I should never stop being ambitious or hardworking, but I also need to make sure I am always making time to rest, rejuvenate, and take care of myself and my emotional/mental wellbeing.
I do not have to be only one way – I can have deep and complex feelings while also having a silly, light, and goofy side; this is part of being human.
I should always be proud of my sense of compassion and selflessness for others, but I also need to prioritize taking care of myself first and foremost.
Adventure is always going to be tempting me from all different directions, but at the beginning of every choice I make, I always need to be taking my time, reflecting on my wants and needs, and really listening to my gut.
I deserve to have people in my life who are as strong and loving as I am, but that does not mean that I have the right to be picky and overly judgmental.
I do not need to apologize for being sensitive – all I need to do is pay attention to my own emotions and not be afraid to address my feelings with people I trust, and with myself.

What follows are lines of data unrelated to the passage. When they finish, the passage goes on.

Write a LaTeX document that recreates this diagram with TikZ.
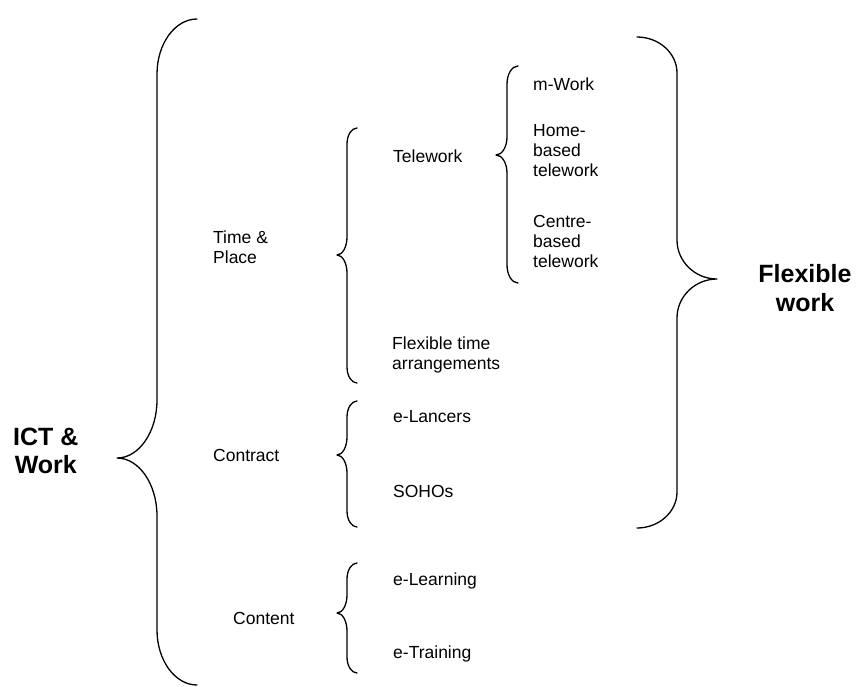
\documentclass[tikz,border=0pt]{standalone}
\usepackage{fontspec}
\setmainfont{Liberation Sans}
\newcommand\mybrace[7]{%
 \draw[bracestyle] ({#1+(#5)},{#2}) .. controls ({#1+0.45*(#5)},{#2}) and ({#1},{#2+0.45*(#6)}) .. ({#1},{#2+(#6)})
  -- ({#1},{#3-(#7)}) .. controls ({#1},{#3-0.45*(#7)}) and ({#1-0.45*(#5)},{#3}) .. ({#1-(#5)},{#3})
  .. controls ({#1-0.45*(#5)},{#3}) and ({#1},{#3+0.45*(#7)}) .. ({#1},{#3+(#7)})
  -- ({#1},{#4-(#6)}) .. controls ({#1},{#4-0.45*(#6)}) and ({#1+0.45*(#5)},{#4}) .. ({#1+(#5)},{#4});}
\tikzset{
  bracestyle/.style={line width=1.3pt, line cap=round, line join=round},
  lbl/.style={inner sep=0pt, anchor=west, align=left, font=\fontsize{17.5}{20}\selectfont},
  big/.style={inner sep=0pt, align=center, font=\fontsize{25}{28.5}\selectfont\bfseries}
}
\begin{document}
\begin{tikzpicture}[x=1pt,y=-1pt]
\useasboundingbox (0,0) rectangle (856,686);
% braces
\mybrace{157}{19}{458}{685}{40}{55}{58}
\mybrace{677}{37}{279}{528}{-40}{36}{39}
\mybrace{347}{128}{255}{383}{10}{16}{18}
\mybrace{507}{66}{155}{283}{11}{18}{18}
\mybrace{347}{401}{455}{527}{10}{16}{18}
\mybrace{347}{563}{613}{673}{10}{16}{18}
% labels
\node[big, anchor=west] (ict) at (13,451) {ICT \&\\Work};
\node[big] (flex) at (805,288) {Flexible\\work};
\node[lbl] (tp) at (213,247) {Time \&\\Place};
\node[lbl] (contract) at (213,455) {Contract};
\node[lbl] (content) at (233,618) {Content};
\node[lbl] (telework) at (393,156) {Telework};
\node[lbl] (flextime) at (392,355) {Flexible time\\arrangements};
\node[lbl] (elancers) at (393,417) {e-Lancers};
\node[lbl] (sohos) at (393,491) {SOHOs};
\node[lbl] (elearning) at (393,581) {e-Learning};
\node[lbl] (etraining) at (393,654) {e-Training};
\node[lbl] (mwork) at (533,84) {m-Work};
\node[lbl] (home) at (533,151) {Home-\\based\\telework};
\node[lbl] (centre) at (533,241) {Centre-\\based\\telework};
\end{tikzpicture}
\end{document}
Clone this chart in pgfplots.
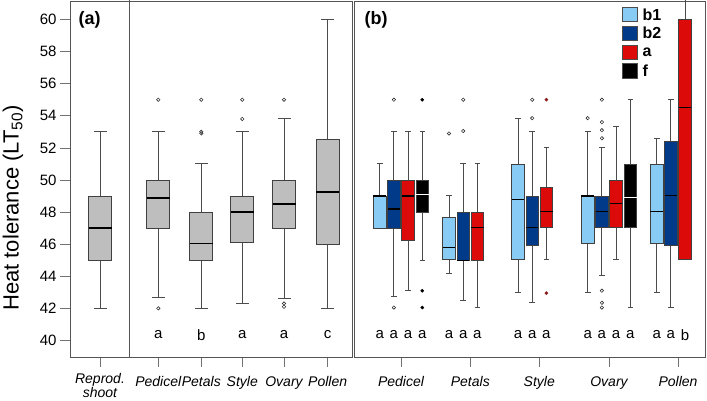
\documentclass[border=0pt]{standalone}
\usepackage{pgfplots}
\pgfplotsset{compat=1.18}
\usepackage{fontspec}
\setmainfont{Liberation Sans}
\definecolor{cb1}{HTML}{88CCF5}
\definecolor{cb2}{HTML}{023A8A}
\definecolor{ca}{HTML}{DD0A0A}
\definecolor{cf}{HTML}{000000}
\definecolor{cgrey}{HTML}{BEBEBE}
\definecolor{frame}{HTML}{555555}
\definecolor{dred}{HTML}{8B1A1A}
\def\medc{black}
% box from its five numbers: #1 position, #2 fill, #3 lower whisker, #4 q1, #5 median, #6 q3, #7 upper whisker
\newcommand{\BX}[7]{%
  \pgfmathsetmacro\bxL{#1-\hw}\pgfmathsetmacro\bxR{#1+\hw}%
  \pgfmathsetmacro\bxCL{#1-\cw}\pgfmathsetmacro\bxCR{#1+\cw}%
  \edef\doit{%
  \noexpand\addplot[draw=black!70, line width=1pt, mark=none] coordinates {(#1,#3) (#1,#4)};
  \noexpand\addplot[draw=black!70, line width=1pt, mark=none] coordinates {(#1,#6) (#1,#7)};
  \noexpand\addplot[draw=black!70, line width=1pt, mark=none] coordinates {(\bxCL,#3) (\bxCR,#3)};
  \noexpand\addplot[draw=black!70, line width=1pt, mark=none] coordinates {(\bxCL,#7) (\bxCR,#7)};
  \noexpand\addplot[draw=black!75, line width=0.8pt, fill=#2, mark=none] coordinates {(\bxL,#4) (\bxR,#4) (\bxR,#6) (\bxL,#6)} -- cycle;
  \noexpand\addplot[draw=\medc, line width=1.4pt, mark=none] coordinates {(\bxL,#5) (\bxR,#5)};
  }\doit}
\pgfplotsset{
  panel/.style={scale only axis, anchor=south west, height=356pt,
    ymin=38.97, ymax=61.15,
    axis line style={draw=frame, line width=0.8pt},
    tick align=outside, major tick length=10pt,
    tick style={draw=black!55, line width=0.6pt},
    xtick pos=bottom, ytick pos=left,
    ticklabel style={font=\fontsize{15}{17}\selectfont},
    xticklabel style={font=\fontsize{14}{14}\selectfont\itshape, align=center, yshift=-6pt},
    /pgf/number format/assume math mode=true,
    clip=true},
  outl/.style={only marks, mark=o, mark size=1.7pt, mark options={draw=black!80, line width=0.6pt}},
}
\begin{document}
\begin{tikzpicture}
\useasboundingbox (0pt,0pt) rectangle (707pt,400pt);
% ---------------- panel (a)
\def\hw{11.5}\def\cw{6.5}
\begin{axis}[panel, at={(70pt,43pt)}, width=282.7pt, xmin=70, xmax=352.7,
  ytick={40,42,...,60},
  xtick={100,158.3,201.3,242.3,284,327.7},
  xticklabels={{},Pedicel,Petals,Style,Ovary,Pollen}]
\BX{100}{cgrey}{42}{45}{47}{49}{53}
\BX{158.3}{cgrey}{42.7}{47}{48.87}{50}{53}
\BX{201.3}{cgrey}{42}{45}{46.05}{48}{51}
\BX{242.3}{cgrey}{42.3}{46.1}{48}{49}{53}
\BX{284}{cgrey}{42.6}{47}{48.5}{50}{53.8}
\BX{327.7}{cgrey}{42}{46}{49.25}{52.5}{60}
\addplot[outl] coordinates {(158.3,55) (158.3,42) (201.3,55) (201.3,53.0) (201.3,52.9)
  (242.3,55) (242.3,53.8) (284,55) (284,42.3) (284,42.1)};
\addplot[draw=frame, line width=0.8pt, mark=none] coordinates {(129.3,30) (129.3,70)};
\node[font=\fontsize{15}{15}\selectfont] at (axis cs:158.3,40.35) {a};
\node[font=\fontsize{15}{15}\selectfont] at (axis cs:201.3,40.35) {b};
\node[font=\fontsize{15}{15}\selectfont] at (axis cs:242.3,40.35) {a};
\node[font=\fontsize{15}{15}\selectfont] at (axis cs:284,40.35) {a};
\node[font=\fontsize{15}{15}\selectfont] at (axis cs:327.7,40.35) {c};
\end{axis}
\node[align=center, font=\fontsize{14}{14}\selectfont\itshape] at (100pt,14.5pt) {Reprod.\\shoot};
\node[anchor=west, font=\fontsize{18}{18}\selectfont\bfseries] at (75pt,380pt) {(a)};
\node[rotate=90, font=\fontsize{22}{22}\selectfont] at (13pt,192pt) {Heat tolerance (LT\textsubscript{50})};
% ---------------- panel (b)
\def\hw{6.25}\def\cw{2.8}
\begin{axis}[panel, at={(354.3pt,43pt)}, width=350.7pt, xmin=354.3, xmax=705,
  ytick=\empty,
  xtick={401,470.3,539.3,609,678},
  xticklabels={Pedicel,Petals,Style,Ovary,Pollen}]
% Pedicel
\BX{379.7}{cb1}{47}{47}{49}{49}{51}
\BX{393.9}{cb2}{42.75}{47}{48.2}{50}{53}
\BX{408.1}{ca}{43.1}{46.25}{49}{50}{53}
\def\medc{white}
\BX{422.3}{cf}{45}{48}{49.1}{50}{53}
\def\medc{black}
% Petals
\BX{449}{cb1}{44.2}{45.05}{45.8}{47.65}{49.05}
\BX{463.2}{cb2}{42.5}{45}{45}{48}{51}
\BX{477.4}{ca}{42.05}{45}{47.05}{48}{51}
% Style
\BX{518}{cb1}{43}{45.05}{48.8}{51}{53.85}
\BX{532.2}{cb2}{42.35}{45.9}{47.05}{49}{53}
\BX{546.4}{ca}{45.05}{47.05}{48.05}{49.55}{52.05}
% Ovary
\BX{587.7}{cb1}{43}{46.05}{49}{49}{53}
\BX{601.9}{cb2}{44.05}{47.05}{48.05}{49}{52.05}
\BX{616.1}{ca}{45.05}{47.05}{48.55}{50}{53.35}
\def\medc{white}
\BX{630.3}{cf}{42.05}{47.05}{48.9}{51}{55}
\def\medc{black}
% Pollen
\BX{656.7}{cb1}{43}{46.05}{48.05}{51}{52.6}
\BX{670.9}{cb2}{42.05}{45.95}{49.05}{52.4}{55}
\BX{685.1}{ca}{45.05}{45.05}{54.5}{60}{63}
% outliers
\addplot[outl] coordinates {(393.9,55) (393.9,42.05) (449,52.9) (463.2,55) (463.2,53.05)
  (532.2,55) (532.2,53.85) (587.7,53.85) (601.9,55) (601.9,53.6) (601.9,53.1) (601.9,52.6)
  (601.9,43.1) (601.9,42.35) (601.9,42.05)};
\addplot[only marks, mark=*, mark size=1.6pt, mark options={fill=black, draw=black}] coordinates {(422.3,55) (422.3,43.1) (422.3,42.05)};
\addplot[only marks, mark=*, mark size=1.6pt, mark options={fill=dred, draw=dred}] coordinates {(546.4,55) (546.4,42.95)};
\foreach \p/\l in {379.7/a,393.9/a,408.1/a,422.3/a,449/a,463.2/a,477.4/a,518/a,532.2/a,546.4/a,587.7/a,601.9/a,616.1/a,630.3/a,656.7/a,670.9/a,685.1/b}{
  \edef\tmp{\noexpand\node[font=\noexpand\fontsize{15}{15}\noexpand\selectfont] at (axis cs:\p,40.35) {\l};}\tmp}
\end{axis}
\node[anchor=west, font=\fontsize{18}{18}\selectfont\bfseries] at (361pt,380pt) {(b)};
% legend
\foreach \c/\t/\yy in {cb1/b1/7.3, cb2/b2/26, ca/a/45, cf/f/63.7}{
  \draw[black!70, line width=0.6pt, fill=\c] (622.7pt,{400pt-\yy pt}) rectangle (637.3pt,{400pt-\yy pt-14.5pt});
  \node[anchor=west, font=\fontsize{16}{16}\selectfont\bfseries, inner sep=0pt] at (642.5pt,{400pt-\yy pt-7.2pt}) {\t};
}
\end{tikzpicture}
\end{document}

I will not hold onto the things that weigh me down (anger, grudges, hurt); I will let myself work through them and then I will let them go so that I can feel the lightness I deserve.
Being a leader means working hard and believing in myself, but it also means being humble, listening to others, and always remembering that there is something more to learn or some new way to grow.
Even though I like having goals and dreams and plans, I should always be open to trying something new or going off the beaten path.
I will give out all the love I’ve got, and I will put in the effort every day to do my best not to worry what other people think of me.
I will put every ounce of my energy and my spirit into achieving my dreams, but I will also remember that I don’t have to do it all on my own – and that there will always be people around me I can lean on.
I will be kind and giving and gracious to every person I meet or spend time around, without ever acting like they owe me anything back.